Moreover a slight shifting of the fixed-tone frequency discretely back-and-forth can be used to produce frequency-shift keying in the output of a conventional filter and discrete tone recognition apparatus substituted for the respective tone detectors 26, 26a, 26b, etc. For this operation, it often would be convenient to alternate between upper and lower sidebands with a partially suppressed carrier. The simultaneous presence of both sidebands versus one sideband (and carrier) could also be used or for that matter a number of such tone permutations could be used.
Also, the fixed-tone can be turned "on" and "off" for serial binary bit transmission selectively identified in passing through the tone detectors 26, 26a, 26b, etc.
Also, instead of the two "frequency-separted," "single-frequency" sideband signals of the described and preferred fixed-tone embodiment, either sideband signal plus preferably a partially suppressed carrier can be transmitted. By "frequency-separated" it is meant that neither of the sideband signals has the same frequency at the same instant in time. By "single-frequency" it is meant that each sideband signal at any instant in time is not comprised of multiple sinewave components but instead has a single fundamental frequency.
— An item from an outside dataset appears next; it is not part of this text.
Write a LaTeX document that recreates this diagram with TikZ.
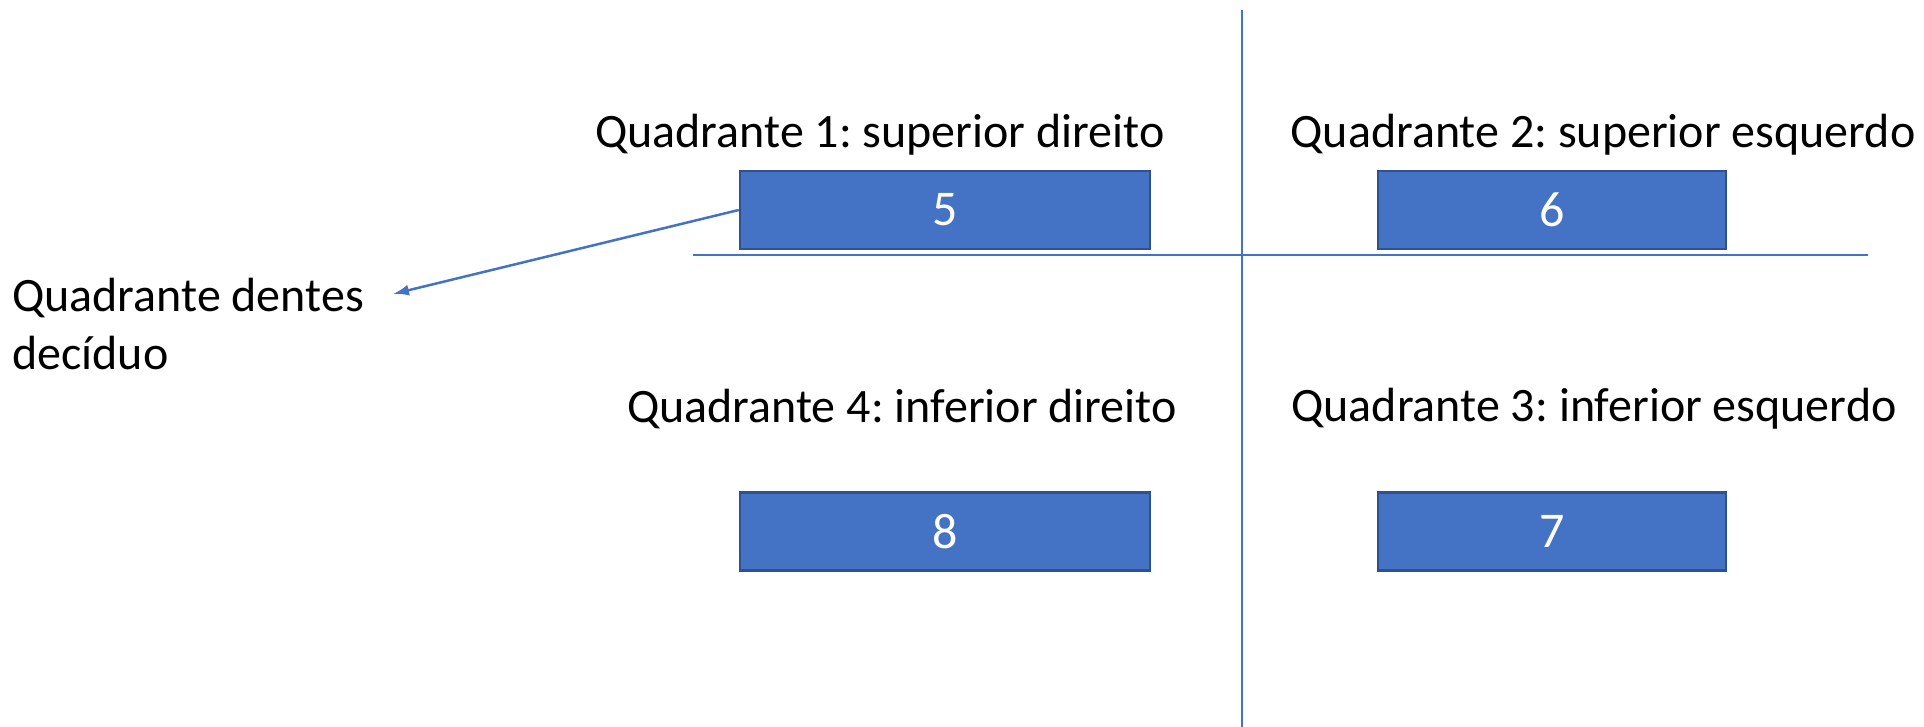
\documentclass[tikz,border=0pt]{standalone}
\usepackage{fontspec}
\setmainfont{Carlito}
\usetikzlibrary{arrows.meta}
\definecolor{obl}{HTML}{4472C4}
\definecolor{obd}{HTML}{2F528F}
\frenchspacing
\begin{document}
\begin{tikzpicture}[x=1pt,y=-1pt,
  box/.style={draw=obd, line width=2.5pt, fill=obl, minimum width=410pt, minimum height=78pt, text=white, font=\fontsize{50}{58}\selectfont, inner sep=0pt},
  lbl/.style={font=\fontsize{48}{58}\selectfont, inner sep=0pt},
  axis/.style={obl, line width=1.5pt},
  pointer/.style={obl, line width=2.5pt, -{Latex[length=16pt,width=11pt]}}]
\useasboundingbox (0,0) rectangle (1924,727);
\coordinate (vt) at (1242,10);
\coordinate (vb) at (1242,727);
\coordinate (hl) at (693,255);
\coordinate (hr) at (1868,255);
\draw[axis] (vt) -- (vb);
\draw[axis] (hl) -- (hr);
\node[box] (b5) at (945,210) {5};
\node[box, minimum width=348pt] (b6) at (1552,210) {6};
\node[box] (b8) at (945,531.5) {8};
\node[box, minimum width=348pt] (b7) at (1552,531.5) {7};
\node[lbl] (q1) at (880,135) {Quadrante 1: superior direito};
\node[lbl] (q2) at (1603,135) {Quadrante 2: superior esquerdo};
\node[lbl] (q4) at (902,409) {Quadrante 4: inferior direito};
\node[lbl] (q3) at (1594,409) {Quadrante 3: inferior esquerdo};
\node[lbl, align=left, anchor=west] (qd) at (12,324) {Quadrante dentes\\decíduo};
\coordinate (ae) at (393,294);
\draw[pointer] (b5.west) -- (ae);
\end{tikzpicture}
\end{document}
Thus, the above embodiments result in the transmission of randomly varying signal pairs having a constant or slowly varying difference frequency.
Also, the voltage-controlled oscillator can be conventionally designed to produce oscillations in the sound range and the invention practiced in a sound media such as used for sonar.
Further, the variable-carrier-frequency effect obtained by the described voltage controlled oscillator is also obtainable by an equivalent to various conventional means for imposing phase angle variations on a fixed carrier which is in effect varying the carrier frequency.
There has thus been disclosed a preferred fixed-frequency tone-alarm system embodiment along with various alternative embodiments. While the invention has been specifically disclosed by reference to specific embodiments, it is of course to be understood that the same is done for purpose of illustration only and that modifications and changes can be made by a person skilled in this art as a result of the teachings hereof as encompassed by the following claims.